Cascading’s Logparser example in Clojure
July 2nd, 2009 • Uncategorized
I’ve long been interested in working with Cascading but didn’t relish the thought of jumping back into Java. Thankfully with the arrival of Clojure I can now happily play in my less-typing world.
I wanted to get a basic Cascading demo running so I took the Logparser example from the distribution and ported it over to Clojure. Here’s a zip (casclojure.zip) with the Ant build.xml, the Clojure source, the directory layout, etc. I’ll leave it up to you to get the required jars & libs–I’m using Hadoop 0.18.3 and Cascading 1.0.11. The build.xml has the usual config stuff for setting up where you keep your jars. I gave up trying to be smart about managing jars so I now dump everything into a single dir. Sure makes things like Ant config easier….
Incidentally, this is a perfect example of standing on the shoulders of genius and/or the sufficiently motivated. Most of the build.xml I picked up from Kyle Burton’s “Creating Executable Jars For Your Clojure Application“. (He has some other interesting Clojure posts talking about Incanter & Quartz scheduler btw.)
Clojure is concise. This example isn’t particularly idiomatic Clojure however; you wouldn’t use CamelCase for instance. But it does the job. (Also, gross, definitely need a syntax highlighter now.)
(ns logparser.app
(:gen-class)
(:import
(java.util Properties)
(cascading.flow Flow FlowConnector)
(cascading.operation.regex RegexParser)
(cascading.pipe Each Pipe)
(cascading.scheme TextLine)
(cascading.tap Hfs Lfs Tap)
(cascading.tuple Fields)
(org.apache.log4j Logger)))
(def apacheFields (new Fields (into-array ["ip" "time" "method" "event" "status" "size"])))
(def apacheRegex
"^([^ ]*) +[^ ]* +[^ ]* +\\[([^]]*)\\] +\\\"([^ ]*) ([^ ]*) [^ ]*\\\" ([^ ]*) ([^ ]*).*$")
(def allGroups (int-array [1 2 3 4 5 6]))
(def parser (new RegexParser apacheFields apacheRegex allGroups))
(def importPipe (new Each "parser" (new Fields (into-array ["line"])) parser))
(def properties (new Properties))
(FlowConnector/setApplicationJarClass properties logparser.app)
(defn -main [& args]
(let [localLogTap (new Lfs (new TextLine) (first args))
remoteLogTap (new Hfs (new TextLine) (last args))
parsedLogFlow (. (new FlowConnector properties) connect localLogTap remoteLogTap importPipe)]
(dorun
(. parsedLogFlow start)
(. parsedLogFlow complete))))
Items to note:
1. Having to use into-array, int-array, etc. Just a few Java-isms.

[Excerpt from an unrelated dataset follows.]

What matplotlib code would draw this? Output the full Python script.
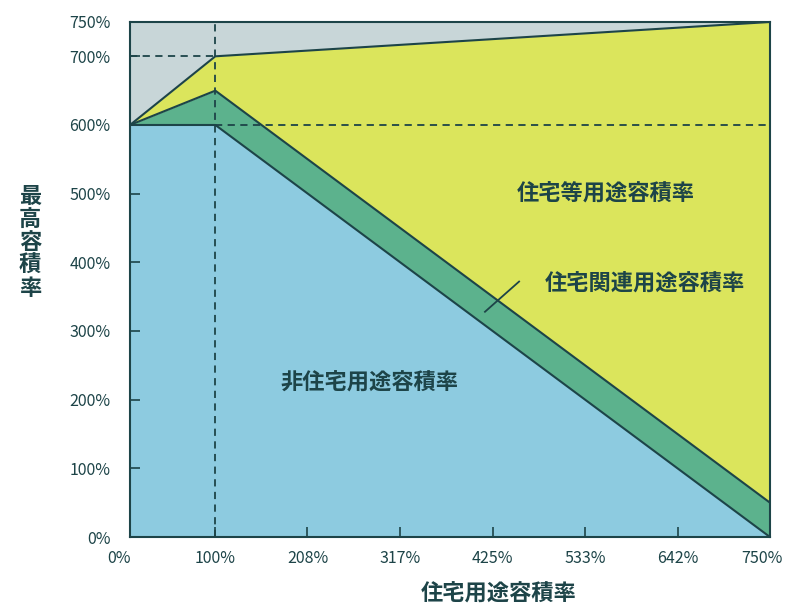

2. Roughly, Hadoop needs a Jar with a Main. Clojure uses :gen-class to handle that sorta thing. :gen-class at first seemed really complicated. Turns out it is and it isn’t. Keep it simple and no problem! For my purposes I just needed to make sure I had a -main definition.
3. You’ll see logparser.app everywhere. It’s the tie the binds this all together. Most of this exercise was really about getting a common namespace set up for everything: the Clojure, the build.xml, the Jar contents, the runtime environment.
From the build.xml the key tasks are the compile and the jar-with-manifest. They demonstrate what needs to happen to make Clojure compilation possible and to make a Hadoop-happy Jar.
If you’re following along with Cascading’s Gentle Introduction you can use your newly generated Jar in place of the one mentioned:
hadoop jar ./build/logparser-0.1.jar data/apache.200.txt output
I’ve only run this in the local Hadoop mode, no distribution, no cluster. Running it on a cluster will be for another post perhaps.
I hope this helps. Let me know otherwise. I’ll try to help but I’m far from an expert on any of this.